A despedida do amor
A despedida do amor
Kátia Cristina
Existem duas dores de amor.
A primeira é quando a relação termina e a gente,
seguindo amando, tem que se acostumar
com a ausência do outro, com a sensação de rejeição
e com a falta de perspectiva, já que ainda estamos tão
envolvidos que não conseguimos ver luz no fim do túnel.
A segunda dor é quando começamos a vislumbrar
a luz no fim do túnel.
Você deve achar que eu bebi.
Se a luz está sendo vista, adeus dor, não seria assim?
Mais ou menos. Há, como falei, duas dores.
A mais dilacerante é a dor física da falta de beijos e abraços,
a dor de virar desimportante para o ser amado.
Mas quando esta dor passa, começamos um outro
ritual de despedida:
a dor de abandonar o amor que sentíamos.
A dor de esvaziar o coração, de remover a saudade,
de ficar livre, sem sentimento especial por ninguém.
Dói também.
Na verdade, ficamos apegados ao amor
tanto quanto à pessoa que o gerou.
Muitas pessoas reclamam por não
conseguir se desprender de alguém.
É que, sem se darem conta, não querem se desprender.

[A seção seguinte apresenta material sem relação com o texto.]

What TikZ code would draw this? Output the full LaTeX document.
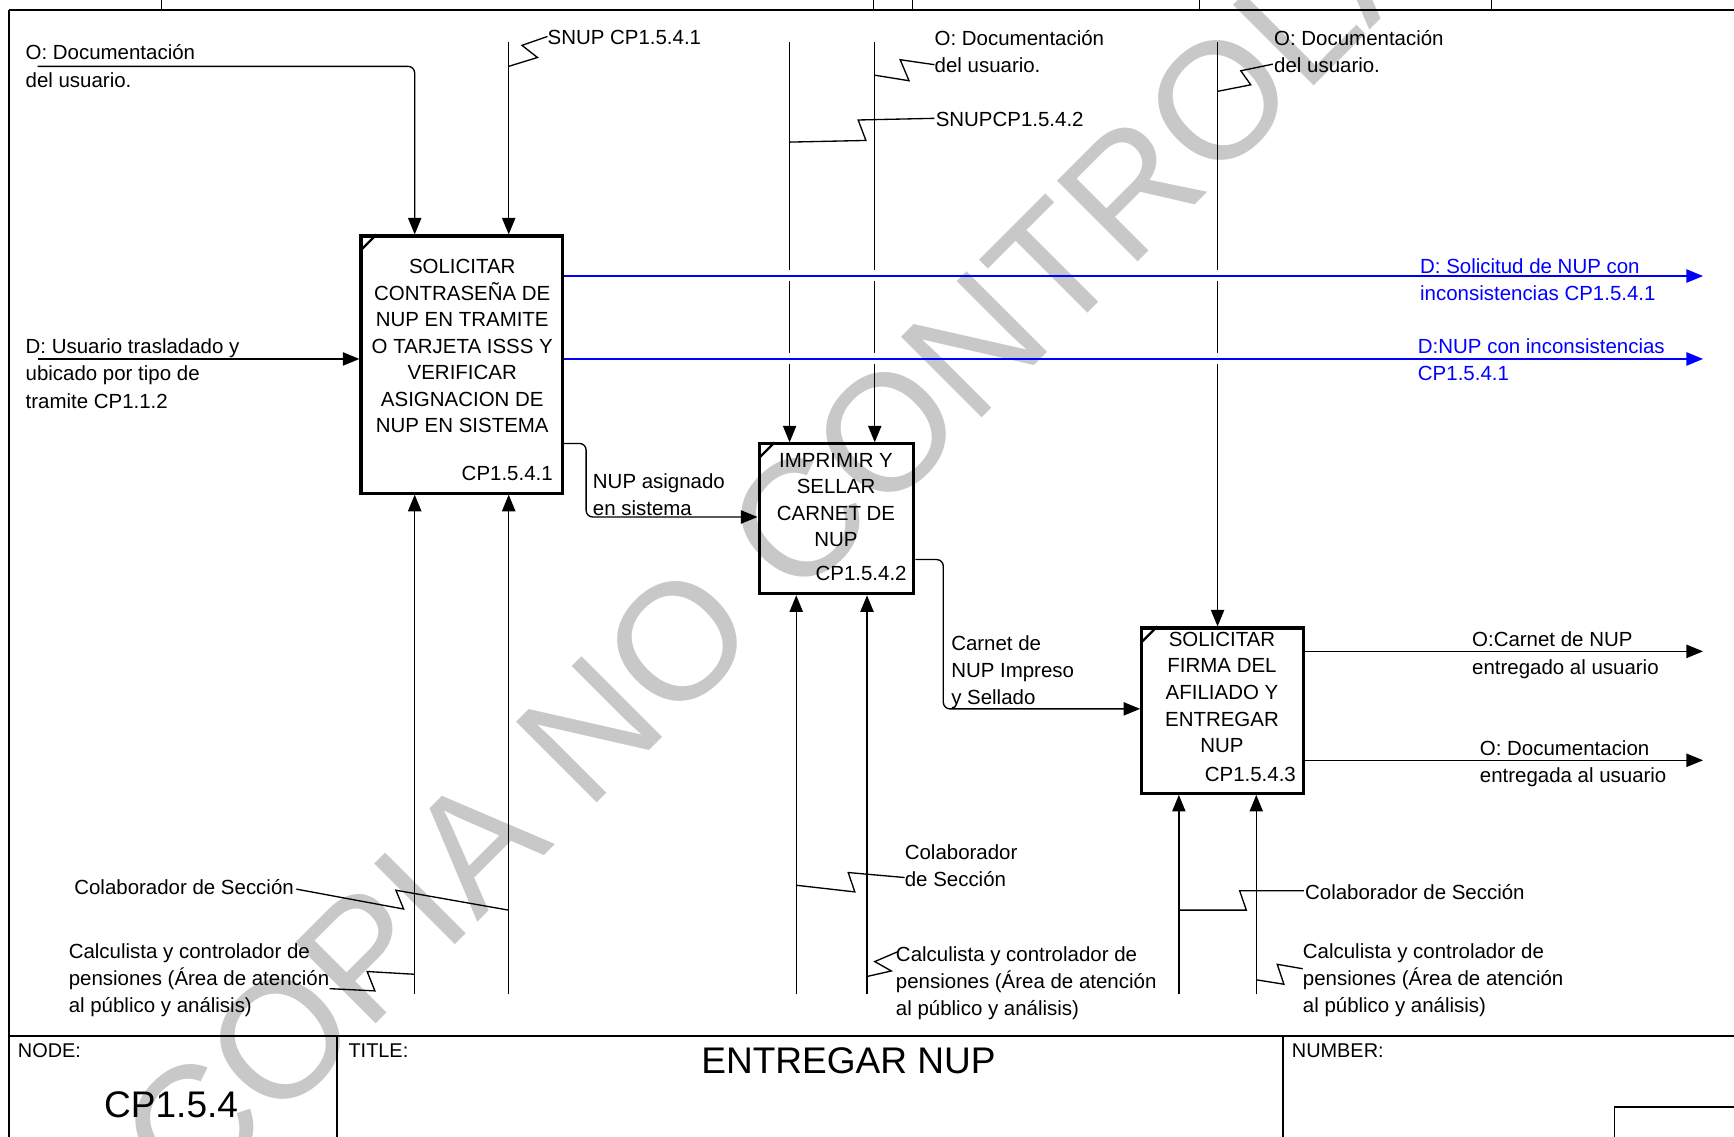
\documentclass[tikz,border=0pt]{standalone}
\usepackage{fontspec}
\setmainfont{Liberation Sans}
\usetikzlibrary{arrows.meta}
\definecolor{wmgray}{RGB}{200,200,200}
\definecolor{idefblue}{RGB}{0,0,255}
\newcommand\lblfont{\fontsize{18.5}{24.5}\selectfont}
\newcommand\boxfont{\fontsize{18.5}{24}\selectfont}
\newcommand\titfont{\fontsize{33.5}{40}\selectfont}
\newcommand\smallfnt{\fontsize{18}{22}\selectfont}
\newcommand\wmsize{\fontsize{150}{150}\selectfont}
\begin{document}
\begin{tikzpicture}[x=1pt,y=-1pt,
  ln/.style={line width=1.2pt, draw=black},
  arr/.style={ln, -{Triangle[length=15pt,width=12pt]}},
  barr/.style={line width=1.3pt, draw=idefblue, -{Triangle[length=15pt,width=12pt]}},
  actbox/.style={draw, line width=2.8pt, rectangle, inner sep=0pt, anchor=north west},
  lbl/.style={font=\lblfont, inner sep=0pt, align=left, anchor=north west},
  blbl/.style={lbl, text=idefblue},
  boxtxt/.style={font=\boxfont, inner sep=0pt, align=center, anchor=north},
  boxnum/.style={font=\boxfont, inner sep=0pt, anchor=north east},
  frm/.style={line width=2pt, draw=black},
  wm/.style={rotate=45, text=wmgray, inner sep=0pt, font=\wmsize}
]
\useasboundingbox (0,0) rectangle (1568,1028);

% watermark
\node[wm] (wm) at (778,415) {COPIA NO CONTROLADA};

% frame
\coordinate (fTL) at (8,9);
\coordinate (fTR) at (1568,9);
\coordinate (fBL) at (8,1028);
\draw[line width=2.2pt] (fTL) -- (fTR);
\draw[line width=1.5pt] (fTL) -- (fBL);
\foreach \tx in {146,790,825,1085,1349} {\draw[line width=1pt] (\tx,0) -- (\tx,9);}
\coordinate (tbL) at (8,936.5);
\coordinate (tbR) at (1568,936.5);
\draw[frm] (tbL) -- (tbR);
\coordinate (dv1t) at (305,936.5); \coordinate (dv1b) at (305,1028);
\coordinate (dv2t) at (1160,936.5); \coordinate (dv2b) at (1160,1028);
\draw[line width=1.5pt] (dv1t) -- (dv1b);
\draw[line width=1.5pt] (dv2t) -- (dv2b);
\draw[line width=1.5pt] (1460,1040) -- (1460,1001) -- (1580,1001);

\node[font=\smallfnt, inner sep=0pt, anchor=north west] (nodelbl) at (16,943.5) {NODE:};
\node[font=\smallfnt, inner sep=0pt, anchor=north west] (titlelbl) at (315,943.5) {TITLE:};
\node[font=\smallfnt, inner sep=0pt, anchor=north west] (numlbl) at (1168,943.5) {NUMBER:};
\node[font=\titfont, inner sep=0pt, anchor=north west] (nodeval) at (94,987) {CP1.5.4};
\node[font=\titfont, inner sep=0pt, anchor=north west] (titleval) at (634,947) {ENTREGAR NUP};

% activity boxes
\node[actbox, minimum width=182pt, minimum height=232.5pt] (b1) at (325,212) {};
\node[actbox, minimum width=140pt, minimum height=135.5pt] (b2) at (685,400) {};
\node[actbox, minimum width=146pt, minimum height=149.5pt] (b3) at (1031,566.5) {};
\draw[line width=2pt] (326,226.5) -- (340.5,212);
\draw[line width=2pt] (686,414.5) -- (700.5,400);
\draw[line width=2pt] (1032,581) -- (1046.5,566.5);

\node[boxtxt] (b1t) at (418,234.4) {SOLICITAR\\CONTRASEÑA DE\\NUP EN TRAMITE\\O TARJETA ISSS Y\\VERIFICAR\\ASIGNACION DE\\NUP EN SISTEMA};
\node[boxnum] (b1n) at (500,421.4) {CP1.5.4.1};
\node[boxtxt] (b2t) at (756,409.4) {IMPRIMIR Y\\SELLAR\\CARNET DE\\NUP};
\node[boxnum] (b2n) at (820,511.4) {CP1.5.4.2};
\node[boxtxt] (b3t) at (1105,571.4) {SOLICITAR\\FIRMA DEL\\AFILIADO Y\\ENTREGAR\\NUP};
\node[boxnum] (b3n) at (1172,693.4) {CP1.5.4.3};

% column coordinates
\coordinate (c1a) at (375,60);
\coordinate (c1b) at (460,38);
\coordinate (c2a) at (714,38);
\coordinate (c2b) at (791,38);
\coordinate (c3a) at (1101,38);
\coordinate (k1a) at (375,899);
\coordinate (k1b) at (460,899);
\coordinate (k2a) at (720,899);
\coordinate (k2b) at (784,899);
\coordinate (k3a) at (1066,899);
\coordinate (k3b) at (1136,899);

% inputs / controls from top
\coordinate (d1s) at (34,60);
\draw[arr, rounded corners=6pt] (d1s) -- (c1a) -- (c1a |- b1.north);
\draw[arr] (c1b) -- (c1b |- b1.north);
\draw[arr] (c2a) -- (714,244.5) (714,254.5) -- (714,319.5) (714,329.5) -- (c2a |- b2.north);
\draw[arr] (c2b) -- (791,244.5) (791,254.5) -- (791,319.5) (791,329.5) -- (c2b |- b2.north);
\draw[arr] (c3a) -- (1101,244.5) (1101,254.5) -- (1101,319.5) (1101,329.5) -- (c3a |- b3.north);

% input left
\coordinate (u1s) at (34,324.6);
\draw[arr] (u1s) -- (b1.west |- u1s);

% blue outputs
\coordinate (o1e) at (1540,249.6);
\coordinate (o2e) at (1540,324.6);
\draw[barr] (b1.east |- o1e) -- (o1e);
\draw[barr] (b1.east |- o2e) -- (o2e);

% box to box
\coordinate (nupA) at (530,401);
\coordinate (nupB) at (530,467.5);
\draw[arr, rounded corners=6pt] (b1.east |- nupA) -- (nupA) -- (nupB) -- (b2.west |- nupB);
\coordinate (carA) at (853,506);
\coordinate (carB) at (853,641);
\draw[arr, rounded corners=6pt] (b2.east |- carA) -- (carA) -- (carB) -- (b3.west |- carB);

% box3 outputs
\coordinate (o3e) at (1540,589);
\coordinate (o4e) at (1540,687.5);
\draw[arr] (b3.east |- o3e) -- (o3e);
\draw[arr] (b3.east |- o4e) -- (o4e);

% mechanisms
\draw[arr] (k1a) -- (k1a |- b1.south);
\draw[arr] (k1b) -- (k1b |- b1.south);
\draw[arr] (k2a) -- (k2a |- b2.south);
\draw[arr] (k2b) -- (k2b |- b2.south);
\draw[arr] (k3a) -- (k3a |- b3.south);
\draw[arr] (k3b) -- (k3b |- b3.south);

% labels
\node[lbl] (l_doc1) at (23,40.4) {O: Documentación\\del usuario.};
\node[lbl] (l_snup1) at (495,27.4) {SNUP CP1.5.4.1};
\node[lbl] (l_doc2) at (845,27.4) {O: Documentación\\del usuario.};
\node[lbl] (l_snup2) at (846,101.4) {SNUPCP1.5.4.2};
\node[lbl] (l_doc3) at (1152,27.4) {O: Documentación\\del usuario.};
\node[lbl] (l_usr) at (23,306.4) {D: Usuario trasladado y\\ubicado por tipo de\\tramite CP1.1.2};
\node[blbl] (l_out1) at (1284,233.4) {D: Solicitud de NUP con\\inconsistencias CP1.5.4.1};
\node[blbl] (l_out2) at (1282,306.4) {D:NUP con inconsistencias\\CP1.5.4.1};
\node[lbl] (l_nup) at (536,428.4) {NUP asignado\\en sistema};
\node[lbl] (l_car) at (860,574.4) {Carnet de\\NUP Impreso\\y Sellado};
\node[lbl] (l_out3) at (1331,571.4) {O:Carnet de NUP\\entregado al usuario};
\node[lbl] (l_out4) at (1338,669.4) {O: Documentacion\\entregada al usuario};
\node[lbl] (l_col1) at (67,795.4) {Colaborador de Sección};
\node[lbl] (l_cal1) at (62,853.4) {Calculista y controlador de\\pensiones (Área de atención\\al público y análisis)};
\node[lbl] (l_col2) at (818,763.4) {Colaborador\\de Sección};
\node[lbl] (l_cal2) at (810,855.4) {Calculista y controlador de\\pensiones (Área de atención\\al público y análisis)};
\node[lbl] (l_col3) at (1180,799.4) {Colaborador de Sección};
\node[lbl] (l_cal3) at (1178,853.4) {Calculista y controlador de\\pensiones (Área de atención\\al público y análisis)};

% squiggles
\coordinate (s1a) at (460,60); \coordinate (s1b) at (495,33);
\draw[ln] (s1a) -- (486,52) -- (472,41) -- (s1b);
\coordinate (s2a) at (791,68); \coordinate (s2b) at (845,58.5);
\draw[ln] (s2a) -- (822,73) -- (814,54) -- (s2b);
\coordinate (s3a) at (714,128.5); \coordinate (s3b) at (845,107);
\draw[ln] (s3a) -- (783,127) -- (776,108.5) -- (s3b);
\coordinate (s4a) at (1101,82.6); \coordinate (s4b) at (1151,58);
\draw[ln] (s4a) -- (1131,76.7) -- (1122,64) -- (s4b);
\coordinate (s5a) at (268,804); \coordinate (s5b) at (460,823);
\draw[ln] (s5a) -- (365,822) -- (358,805) -- (s5b);
\coordinate (s6a) at (375,881); \coordinate (s6b) at (298,894);
\draw[ln] (s6a) -- (332,878.5) -- (339,896) -- (s6b);
\coordinate (s7a) at (720,800.5); \coordinate (s7b) at (818,793.5);
\draw[ln] (s7a) -- (773,806.5) -- (767,789) -- (s7b);
\coordinate (s8a) at (784,883); \coordinate (s8b) at (812,860.5);
\draw[ln] (s8a) -- (806,878) -- (791,869.5) -- (s8b);
\coordinate (s9a) at (1066,823); \coordinate (s9b) at (1179,805.5);
\draw[ln] (s9a) -- (1127,823) -- (1121,805.5) -- (s9b);
\coordinate (s10a) at (1136,886); \coordinate (s10b) at (1178,876);
\draw[ln] (s10a) -- (1161,890) -- (1155,872) -- (s10b);
\end{tikzpicture}
\end{document}
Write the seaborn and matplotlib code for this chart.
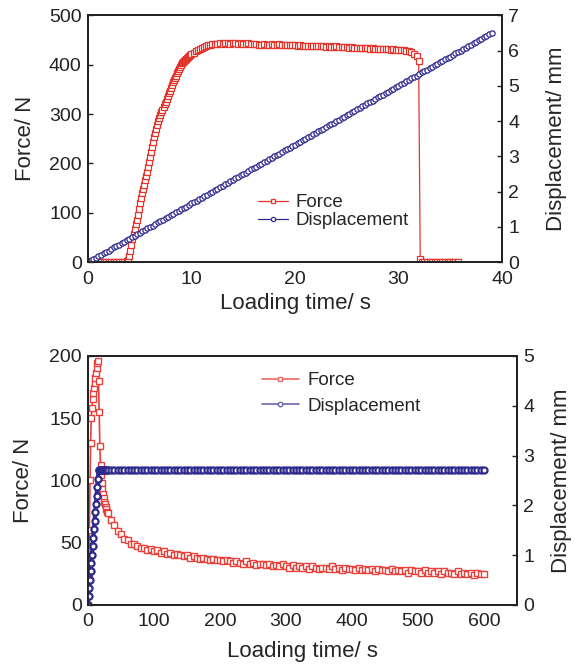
import numpy as np
import pandas as pd
import seaborn as sns
import matplotlib.pyplot as plt
from matplotlib.lines import Line2D

# ---- top test: force and displacement against loading time (0-40 s) ----
top_t_zero1 = np.arange(0, 3.8, 0.25)
top_f_zero1 = [3, 2, 1, 0, 0, 0, 0, 0, 0, 0, 0, 0, 0, 0, 0, 1]

top_t_rise = np.round(np.arange(3.8, 10.05, 0.1), 2)
top_f_rise = [2, 5, 12, 22, 35, 48, 58, 68, 78, 86,
              96, 108, 119, 130, 140, 148, 157, 166, 174, 183,
              193, 203, 213, 223, 233, 243, 253, 262, 270, 278,
              286, 293, 299, 304, 309, 315, 320, 325, 331, 337,
              342, 347, 353, 359, 364, 369, 373, 378, 383, 388,
              392, 396, 400, 403, 405, 407, 409, 411, 413, 415,
              417, 419, 421]

top_t_knee = np.round(np.arange(10.2, 12.05, 0.2), 2)
top_f_knee = [424, 427, 429, 431, 434, 436, 438, 439, 440, 441]

top_t_plateau = np.arange(12.25, 31.8, 0.25)
top_f_plateau = [442, 442, 443, 442, 443, 443, 442, 443, 443, 442, 443, 442, 442, 443, 442, 442,
                 441, 440, 440, 441, 440, 440, 441, 440, 440, 441, 440, 439, 440, 440, 439, 440,
                 438, 439, 438, 438, 437, 438, 438, 437, 437, 438, 437, 436, 437, 436, 436, 437,
                 436, 435, 435, 436, 434, 435, 434, 434, 433, 434, 433, 433, 432, 433, 432, 432,
                 431, 432, 431, 431, 430, 431, 430, 429, 430, 429, 428, 427, 425, 422, 418]

top_t_drop = [31.95, 32.1]
top_f_drop = [407, 7]

top_t_zero2 = np.arange(32.25, 36.0, 0.25)
top_f_zero2 = [1, 0, 0, 0, 0, 0, 0, 0, 0, 0, 0, 0, 0, 0, 0]

top_t_disp = np.arange(0, 39.01, 0.25)
top_d_disp = [0.00, 0.04, 0.08, 0.13, 0.17, 0.21, 0.25, 0.29, 0.33, 0.38, 0.42, 0.46,
              0.50, 0.54, 0.58, 0.63, 0.67, 0.71, 0.75, 0.79, 0.83, 0.88, 0.92, 0.96,
              1.00, 1.04, 1.08, 1.13, 1.17, 1.21, 1.25, 1.29, 1.33, 1.38, 1.42, 1.46,
              1.50, 1.54, 1.58, 1.63, 1.67, 1.71, 1.75, 1.79, 1.83, 1.88, 1.92, 1.96,
              2.00, 2.04, 2.08, 2.13, 2.17, 2.21, 2.25, 2.29, 2.33, 2.38, 2.42, 2.46,
              2.50, 2.54, 2.58, 2.63, 2.67, 2.71, 2.75, 2.79, 2.83, 2.88, 2.92, 2.96,
              3.00, 3.04, 3.08, 3.13, 3.17, 3.21, 3.25, 3.29, 3.33, 3.38, 3.42, 3.46,
              3.50, 3.54, 3.58, 3.63, 3.67, 3.71, 3.75, 3.79, 3.83, 3.88, 3.92, 3.96,
              4.00, 4.04, 4.08, 4.13, 4.17, 4.21, 4.25, 4.29, 4.33, 4.38, 4.42, 4.46,
              4.50, 4.54, 4.58, 4.63, 4.67, 4.71, 4.75, 4.79, 4.83, 4.88, 4.92, 4.96,
              5.00, 5.04, 5.08, 5.13, 5.17, 5.21, 5.25, 5.29, 5.33, 5.38, 5.42, 5.46,
              5.50, 5.54, 5.58, 5.63, 5.67, 5.71, 5.75, 5.79, 5.83, 5.88, 5.92, 5.96,
              6.00, 6.04, 6.08, 6.13, 6.17, 6.21, 6.25, 6.29, 6.33, 6.38, 6.42, 6.46,
              6.50]

# ---- bottom test: 0-600 s, displacement held after ~16 s ----
bot_t_start = np.arange(0, 31, 1)
bot_f_start = [0, 25, 60, 100, 130, 150, 158, 165, 170, 174,
               178, 182, 186, 190, 194, 196, 180, 155, 128, 112,
               104, 98, 93, 89, 86, 83, 81, 79, 77, 75, 74]
bot_d_start = [0.00, 0.17, 0.34, 0.51, 0.68, 0.84, 1.01, 1.18, 1.35, 1.52,
               1.69, 1.86, 2.03, 2.19, 2.36, 2.53, 2.70, 2.70, 2.70, 2.70,
               2.70, 2.70, 2.70, 2.70, 2.70, 2.70, 2.70, 2.70, 2.70, 2.70, 2.70]

bot_t_hold = np.arange(35, 601, 5)
bot_f_hold = [68, 64, 59, 57, 53, 52, 49, 49, 47, 46, 46, 44, 45,
              43, 44, 42, 43, 41, 42, 40, 41, 40, 39, 40, 38,
              39, 38, 37, 38, 37, 36, 37, 36, 36, 35, 36, 35,
              34, 35, 34, 33, 35, 33, 34, 32, 33, 33, 32, 33,
              31, 32, 31, 33, 31, 30, 32, 30, 31, 30, 31, 29,
              31, 30, 29, 30, 30, 29, 31, 29, 30, 28, 30, 29,
              29, 28, 30, 28, 29, 28, 29, 27, 29, 28, 28, 27,
              29, 27, 28, 27, 28, 26, 28, 27, 27, 26, 28, 26,
              27, 26, 27, 25, 27, 26, 26, 25, 27, 25, 26, 25,
              26, 24, 26, 25, 25]
bot_d_hold = [2.70, 2.70, 2.70, 2.70, 2.70, 2.70, 2.70, 2.70, 2.70, 2.70, 2.70, 2.70, 2.70,
              2.70, 2.70, 2.70, 2.70, 2.70, 2.70, 2.70, 2.70, 2.70, 2.70, 2.70, 2.70,
              2.70, 2.70, 2.70, 2.70, 2.70, 2.70, 2.70, 2.70, 2.70, 2.70, 2.70, 2.70,
              2.70, 2.70, 2.70, 2.70, 2.70, 2.70, 2.70, 2.70, 2.70, 2.70, 2.70, 2.70,
              2.70, 2.70, 2.70, 2.70, 2.70, 2.70, 2.70, 2.70, 2.70, 2.70, 2.70, 2.70,
              2.70, 2.70, 2.70, 2.70, 2.70, 2.70, 2.70, 2.70, 2.70, 2.70, 2.70, 2.70,
              2.70, 2.70, 2.70, 2.70, 2.70, 2.70, 2.70, 2.70, 2.70, 2.70, 2.70, 2.70,
              2.70, 2.70, 2.70, 2.70, 2.70, 2.70, 2.70, 2.70, 2.70, 2.70, 2.70, 2.70,
              2.70, 2.70, 2.70, 2.70, 2.70, 2.70, 2.70, 2.70, 2.70, 2.70, 2.70, 2.70,
              2.70, 2.70, 2.70, 2.70, 2.70]

# building dataframes for seaborn
top_force = pd.DataFrame({
    "t": np.concatenate([top_t_zero1, top_t_rise, top_t_knee, top_t_plateau, top_t_drop, top_t_zero2]),
    "F": np.concatenate([top_f_zero1, top_f_rise, top_f_knee, top_f_plateau, top_f_drop, top_f_zero2]),
})
top_disp = pd.DataFrame({"t": top_t_disp, "d": top_d_disp})
bot = pd.DataFrame({
    "t": np.concatenate([bot_t_start, bot_t_hold]),
    "F": np.concatenate([bot_f_start, bot_f_hold]),
    "d": np.concatenate([bot_d_start, bot_d_hold]),
})

sns.set_style("white")
plt.rcParams['font.family'] = ['Liberation Sans', 'DejaVu Sans']
plt.rcParams['xtick.direction'] = 'in'
plt.rcParams['ytick.direction'] = 'in'

red = "#e3342c"
blue = "#2f2a8e"
tick_fs = 14
label_fs = 16
legend_fs = 13.5

fig = plt.figure(figsize=(5.75, 6.64), dpi=100)
ax1 = fig.add_axes([0.153, 0.605, 0.720, 0.372])
ax3 = fig.add_axes([0.153, 0.089, 0.746, 0.375])


def style_axes(ax):
    for s in ax.spines.values():
        s.set_linewidth(1.3)
        s.set_color("#222222")
    ax.tick_params(labelsize=tick_fs, length=3.5, width=1.0, colors="#222222")
    ax.tick_params(axis="x", pad=6)
    ax.tick_params(axis="y", pad=4.5)


# top panel
fk = dict(marker="s", markersize=3.8, markerfacecolor="white", markeredgecolor=red,
          markeredgewidth=0.9, color=red, linewidth=0.9)
dk = dict(marker="o", markersize=3.8, markerfacecolor="white", markeredgecolor=blue,
          markeredgewidth=0.9, color=blue, linewidth=0.9)

sns.lineplot(data=top_force, x="t", y="F", ax=ax1, sort=False, estimator=None, label="Force", legend=False, **fk)
ax2 = ax1.twinx()
sns.lineplot(data=top_disp, x="t", y="d", ax=ax2, sort=False, estimator=None, label="Displacement", legend=False, **dk)
ax1.set_xlim(0, 40)
ax1.set_ylim(0, 500)
ax2.set_ylim(0, 7)
ax1.set_xticks([0, 10, 20, 30, 40])
ax1.set_yticks([0, 100, 200, 300, 400, 500])
ax2.set_yticks(range(0, 8))
ax1.set_xlabel("Loading time/ s", fontsize=label_fs, labelpad=4)
ax1.set_ylabel("Force/ N", fontsize=label_fs, labelpad=9)
ax2.set_ylabel("Displacement/ mm", fontsize=label_fs, labelpad=19)
for a in (ax1, ax2):
    style_axes(a)
h1, l1 = ax1.get_legend_handles_labels()
h2, l2 = ax2.get_legend_handles_labels()
ax1.legend(h1 + h2, l1 + l2, loc="lower left", bbox_to_anchor=(0.41, 0.133), frameon=False,
           fontsize=legend_fs, handlelength=1.6, handletextpad=0.4, labelspacing=0.05,
           borderpad=0, borderaxespad=0, markerscale=0.8)

# bottom panel - dense logging makes both traces look like thick bands
red2 = "#e8403a"
fk2 = dict(fk, markersize=4.2, markeredgecolor=red2, color=red2, markeredgewidth=1.0, linewidth=1.2)
dk2 = dict(dk, markersize=4.4, markeredgewidth=1.6, linewidth=3.0)
sns.lineplot(data=bot, x="t", y="F", ax=ax3, sort=False, estimator=None, legend=False, **fk2)
ax4 = ax3.twinx()
sns.lineplot(data=bot, x="t", y="d", ax=ax4, sort=False, estimator=None, legend=False, **dk2)
ax3.set_xlim(0, 650)
ax3.set_ylim(0, 200)
ax4.set_ylim(0, 5)
ax3.set_xticks([0, 100, 200, 300, 400, 500, 600])
ax3.set_yticks([0, 50, 100, 150, 200])
ax4.set_yticks(range(0, 6))
ax3.set_xlabel("Loading time/ s", fontsize=label_fs, labelpad=8)
ax3.set_ylabel("Force/ N", fontsize=label_fs, labelpad=11)
ax4.set_ylabel("Displacement/ mm", fontsize=label_fs, labelpad=12)
for a in (ax3, ax4):
    style_axes(a)
leg_handles = [
    Line2D([], [], color="#ee6a62", linewidth=1.2, marker="s", markersize=3.2,
           markerfacecolor="white", markeredgecolor="#ee6a62"),
    Line2D([], [], color="#6a66b0", linewidth=1.2, marker="o", markersize=3.2,
           markerfacecolor="white", markeredgecolor="#6a66b0"),
]
ax3.legend(leg_handles, ["Force", "Displacement"], loc="upper left", bbox_to_anchor=(0.405, 0.935),
           frameon=False, fontsize=legend_fs, handlelength=2.0, handletextpad=0.45,
           labelspacing=0.45, borderpad=0, borderaxespad=0)

fig.savefig("out.png", dpi=100)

Aquele amor, mesmo não retribuído, tornou-se um suvenir
de uma época bonita que foi vivida,
passou a ser um bem de valor inestimável,
é uma sensação com a qual a gente se apega.
Faz parte de nós. Queremos, logicamente,
voltar a ser alegres e disponíveis, mas para isso
é preciso abrir mão de algo que nos foi caro
por muito tempo, que de certa maneira entranhou-se
na gente e que só com muito esforço é possível alforriar.
É uma dor mais amena, quase imperceptível.
Talvez, por isso, costuma durar mais
do que a dor-de-cotovelo propriamente dita.
É uma dor que nos confunde.
Parece ser aquela mesma dor primeira, mas já é outra.
A pessoa que nos deixou já não nos interessa mais,
mas interessa o amor que sentíamos por ela,
aquele amor que nos justificava como seres humanos,
que nos colocava dentro das estatísticas:
eu amo, logo existo.
Despedir-se de um amor é despedir-se de si mesmo.
É o arremate de uma história que terminou,
externamente,
sem nossa concordância,
mas que precisa também sair de dentro da gente.